Filha de faxineira, Marilene Cardoso da Silva, 46 anos, deixou o auditório do prédio 41 da PUCRS, na tarde de 22 de janeiro de 2010, com o título de pedagoga. Foi a primeira e única dos 12 irmãos a se formar na faculdade, confiante de que o diploma seria seu passaporte para mudar de vida.
– Era um sentimento de muita conquista, de uma vitória que parecia tão distante. Minha mãe tinha 12 bocas para sustentar e, muitas vezes, nos dava comida só à noite. Eu limpava salas de aula e pensava: “Um dia, vou estar do lado de lá” – relembra.

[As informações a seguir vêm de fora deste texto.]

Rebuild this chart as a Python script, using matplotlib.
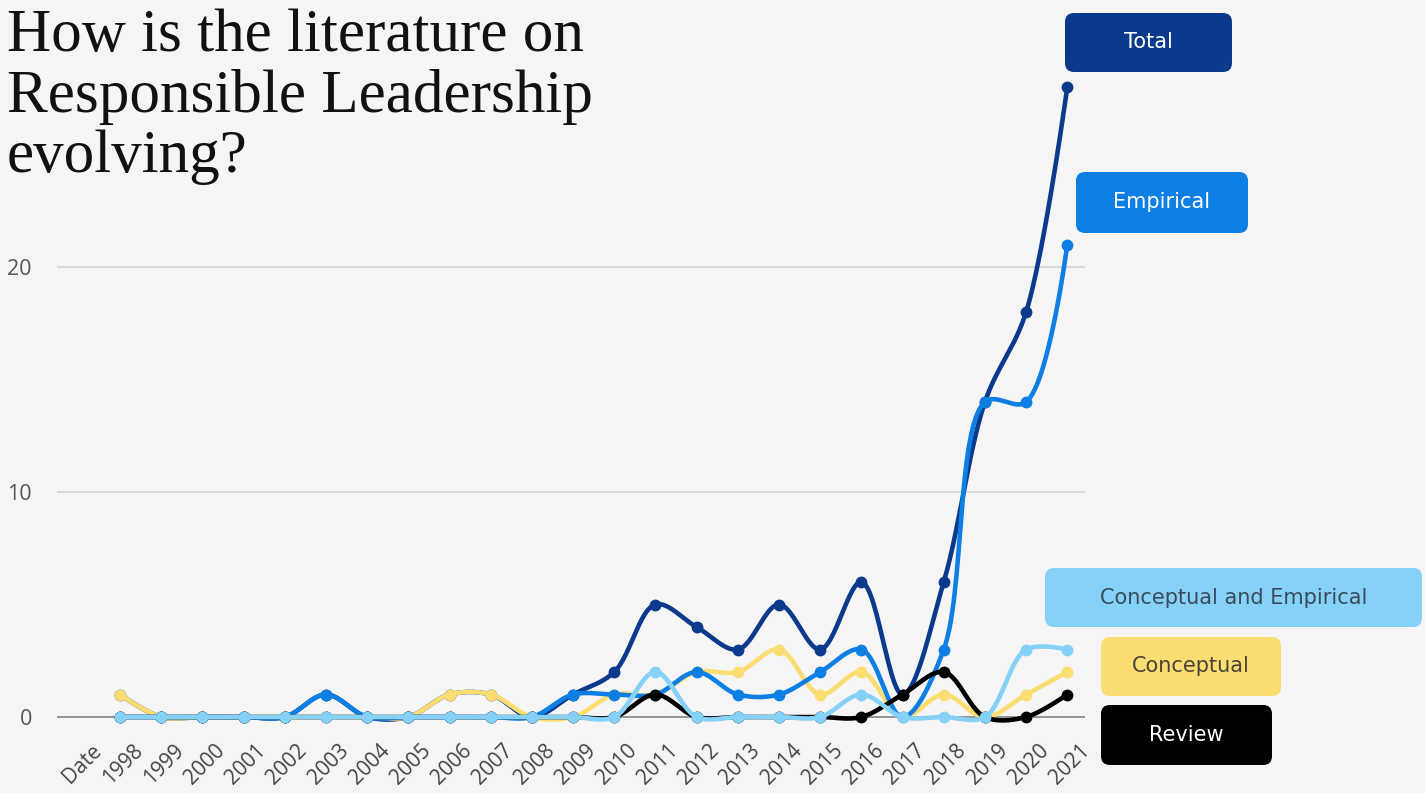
import numpy as np
import matplotlib.pyplot as plt
from matplotlib.patches import FancyBboxPatch
from matplotlib.transforms import ScaledTranslation

# publications per year and type
categories = ['Date'] + [str(y) for y in range(1998, 2022)]
years_idx = list(range(1, 25))

total      = [1, 0, 0, 0, 0, 1, 0, 0, 1, 1, 0, 1, 2, 5, 4, 3, 5, 3, 6, 1, 6, 14, 18, 28]
empirical  = [0, 0, 0, 0, 0, 1, 0, 0, 0, 0, 0, 1, 1, 1, 2, 1, 1, 2, 3, 0, 3, 14, 14, 21]
conceptual = [1, 0, 0, 0, 0, 0, 0, 0, 1, 1, 0, 0, 1, 1, 2, 2, 3, 1, 2, 0, 1, 0, 1, 2]
review     = [0, 0, 0, 0, 0, 0, 0, 0, 0, 0, 0, 0, 0, 1, 0, 0, 0, 0, 0, 1, 2, 0, 0, 1]
conc_emp   = [0, 0, 0, 0, 0, 0, 0, 0, 0, 0, 0, 0, 0, 2, 0, 0, 0, 0, 1, 0, 0, 0, 3, 3]

yticks = [0, 10, 20]

bg = '#f5f5f5'
c_total = '#0b3a8c'
c_emp = '#0d7fe4'
c_conc = '#fbdd72'
c_rev = '#000000'
c_ce = '#86d1f7'

W, H = 1425, 793
left, right, bottom, top = 57, 1085, 740, 60
xlim = (-0.53, 24.43)
px_per_unit = 22.5
zero_px = 717
sx_px = (right - left) / (xlim[1] - xlim[0])


def catmull_rom(xs, ys, alpha=0.5, n=30):
    # centripetal Catmull-Rom, worked out in screen pixels so the curve
    # bends the same way it would on screen
    P = np.column_stack([np.asarray(xs, float) * sx_px, np.asarray(ys, float) * px_per_unit])
    npts = len(P)
    t = np.linspace(0, 1, n)[:, None]
    out = [P[:1]]
    for i in range(npts - 1):
        p0 = P[i - 1] if i > 0 else None
        p1, p2 = P[i], P[i + 1]
        p3 = P[i + 2] if i + 2 < npts else None
        l12_2a = np.sum((p2 - p1) ** 2) ** alpha
        l12_a = np.sqrt(l12_2a)
        c1, c2 = p1.copy(), p2.copy()
        if p0 is not None:
            l01_2a = np.sum((p1 - p0) ** 2) ** alpha
            l01_a = np.sqrt(l01_2a)
            if l01_a > 1e-12:
                a = 2 * l01_2a + 3 * l01_a * l12_a + l12_2a
                m = 3 * l01_a * (l01_a + l12_a)
                c1 = (p1 * a - p0 * l12_2a + p2 * l01_2a) / m
        if p3 is not None:
            l23_2a = np.sum((p3 - p2) ** 2) ** alpha
            l23_a = np.sqrt(l23_2a)
            if l23_a > 1e-12:
                b = 2 * l23_2a + 3 * l23_a * l12_a + l12_2a
                m = 3 * l23_a * (l23_a + l12_a)
                c2 = (p2 * b + p1 * l23_2a - p3 * l12_2a) / m
        seg = ((1 - t) ** 3) * p1 + 3 * ((1 - t) ** 2) * t * c1 + 3 * (1 - t) * t ** 2 * c2 + t ** 3 * p2
        out.append(seg[1:])
    out = np.vstack(out)
    return out[:, 0] / sx_px, out[:, 1] / px_per_unit


fig = plt.figure(figsize=(W / 100, H / 100), dpi=100, facecolor=bg)

# main axes, placed in pixels
ax = fig.add_axes([left / W, (H - bottom) / H, (right - left) / W, (bottom - top) / H])
ax.set_facecolor(bg)
for s in ax.spines.values():
    s.set_visible(False)

ax.set_ylim((zero_px - bottom) / px_per_unit, (zero_px - top) / px_per_unit)
ax.set_xlim(*xlim)

for v in yticks:
    ax.axhline(v, color='#8c8c8c' if v == 0 else '#d6d6d6', lw=1.3, zorder=1)

series = [
    (total, c_total),
    (conceptual, c_conc),
    (empirical, c_emp),
    (review, c_rev),
    (conc_emp, c_ce),
]
for i, (vals, col) in enumerate(series):
    sx, sy = catmull_rom(years_idx, vals)
    ax.plot(sx, sy, color=col, lw=3.3, solid_capstyle='round', solid_joinstyle='round', zorder=3 + i)
    ax.plot(years_idx, vals, 'o', color=col, ms=7.5, zorder=3 + i)

ax.set_yticks(yticks)
ax.set_yticklabels([str(v) for v in yticks], fontsize=15.5, color='#555555', family='Open Sans')
ax.tick_params(axis='y', length=0, pad=18)

ax.set_xticks(range(len(categories)))
ax.set_xticklabels(categories, rotation=45, ha='right', va='top', rotation_mode='anchor',
                   fontsize=15, color='#444444', family='Open Sans')
ax.tick_params(axis='x', length=0, pad=0)
offset = ScaledTranslation(12 / 100, 0, fig.dpi_scale_trans)
for lab in ax.get_xticklabels():
    lab.set_transform(lab.get_transform() + offset)

# overlay in pixel coordinates for title and series labels
ov = fig.add_axes([0, 0, 1, 1])
ov.set_xlim(0, W)
ov.set_ylim(H, 0)
ov.axis('off')

ov.text(7, 9, 'How is the literature on\nResponsible Leadership\nevolving?', ha='left', va='top',
        fontsize=44, family='Liberation Serif', color='#111111', linespacing=1.11)

boxes = [
    ('Total', 1065, 13, 1232, 72, c_total, 'white'),
    ('Empirical', 1076, 172, 1248, 233, c_emp, 'white'),
    ('Conceptual and Empirical', 1045, 568, 1422, 627, c_ce, '#3b4a5a'),
    ('Conceptual', 1101, 637, 1281, 696, c_conc, '#4a4535'),
    ('Review', 1101, 705, 1272, 765, c_rev, 'white'),
]
for label, x0, y0, x1, y1, fc, tc in boxes:
    ov.add_patch(FancyBboxPatch((x0, y0), x1 - x0, y1 - y0,
                                boxstyle='round,pad=0,rounding_size=9',
                                fc=fc, ec='none', zorder=10))
    ov.text((x0 + x1) / 2, (y0 + y1) / 2, label, ha='center', va='center',
            fontsize=15, family='DejaVu Sans', color=tc, zorder=11)

fig.savefig('out.png', dpi=100, facecolor=bg)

Marilene nutria o sonho do ensino superior durante o trabalho. Das 6h às 14h, era faxineira da universidade onde se formou. Funcionária da PUCRS, concluiu o ensino médio em uma escola pública – havia estudado apenas até o 6º ano – e prestou vestibular de olho no desconto de 80% na mensalidade oferecido aos empregados. Do salário de R$ 437 à época, mais de R$ 200 iam para o pagamento do curso. Para dar conta das tarefas, a pedagoga dormia só uma hora nos finais de semestre.
Depois de formada, emendou uma pós-graduação em orientação, supervisão e gestão escolar, também na PUCRS, e conseguiu o primeiro emprego como professora na rede Cesi, em Viamão.
– Um dia, eu sabia que tudo ia valer a pena. Passei muita dificuldade e sacrifício, não queria que meus filhos passassem pelo mesmo. Até hoje, minha casa é simples. Mas nunca falta comida – diz.
Em 2013, fez concurso para o magistério estadual e, dos 83 mil candidatos, foi uma das 10,6 mil aprovadas. Nomeada em abril de 2014, assumiu uma turma de 3º ano na escola Poncho Verde e a supervisão de alunos da Educação de Jovens e Adultos (EJA).
A lua de mel com o funcionalismo durou pouco. O ex-governador José Ivo Sartori deu início à política de parcelamento dos salários, mantida pelo sucessor, Eduardo Leite. O dinheiro a conta-gotas desestabilizou o orçamento doméstico, comprometido, em parte, pelo pagamento do apartamento onde mora, subsidiado pelo Minha Casa Minha Vida, em um conjunto habitacional na conhecida “Ferradura” do bairro Rubem Berta.
Há três anos, Marilene foi aprovada em outro concurso, da prefeitura de Alvorada. O depósito em dia pelo município tem dado fôlego para pagar as contas, mas tomado os três turnos. Trabalha das 7h45min às 22h30min, em três instituições, preparando aulas aos finais de semana.
Em 2019, o desemprego avançou sobre a família. O marido, Miguel Almeida, 56, foi demitido de uma empresa de vigilantes, e R$ 3 mil sumiram do orçamento mensal. Restou escolher quais contas pagar.
– Tivemos de controlar na alimentação, comprar o que era realmente essencial. Pedíamos pizza, já não pedimos mais. Saíamos todo o final de semana... Não. Hoje, uma vez por mês, e olhe lá. A conta de luz, pagamos uma, mas sempre tem outra na gaveta para o mês seguinte. O cartão, sempre o mínimo – conta.
Miguel conseguiu um emprego no último 23 de janeiro. Receberá metade do salário anterior, mesmo assim, um alívio para o sufoco dos últimos 10 meses. O parcelamento do subsídio de Marilene, porém, segue sem prenúncio de acabar, ressente-se a pedagoga:
– Tinha uma perspectiva muito alta de que a coisa ia andar. Quando a gente faz uma faculdade e escolhe uma profissão, acredita que, através dela, vai conseguir se manter, dar uma condição de vida melhor para os filhos, ser valorizado. Mas, poxa, chegamos numa situação que nunca imaginei.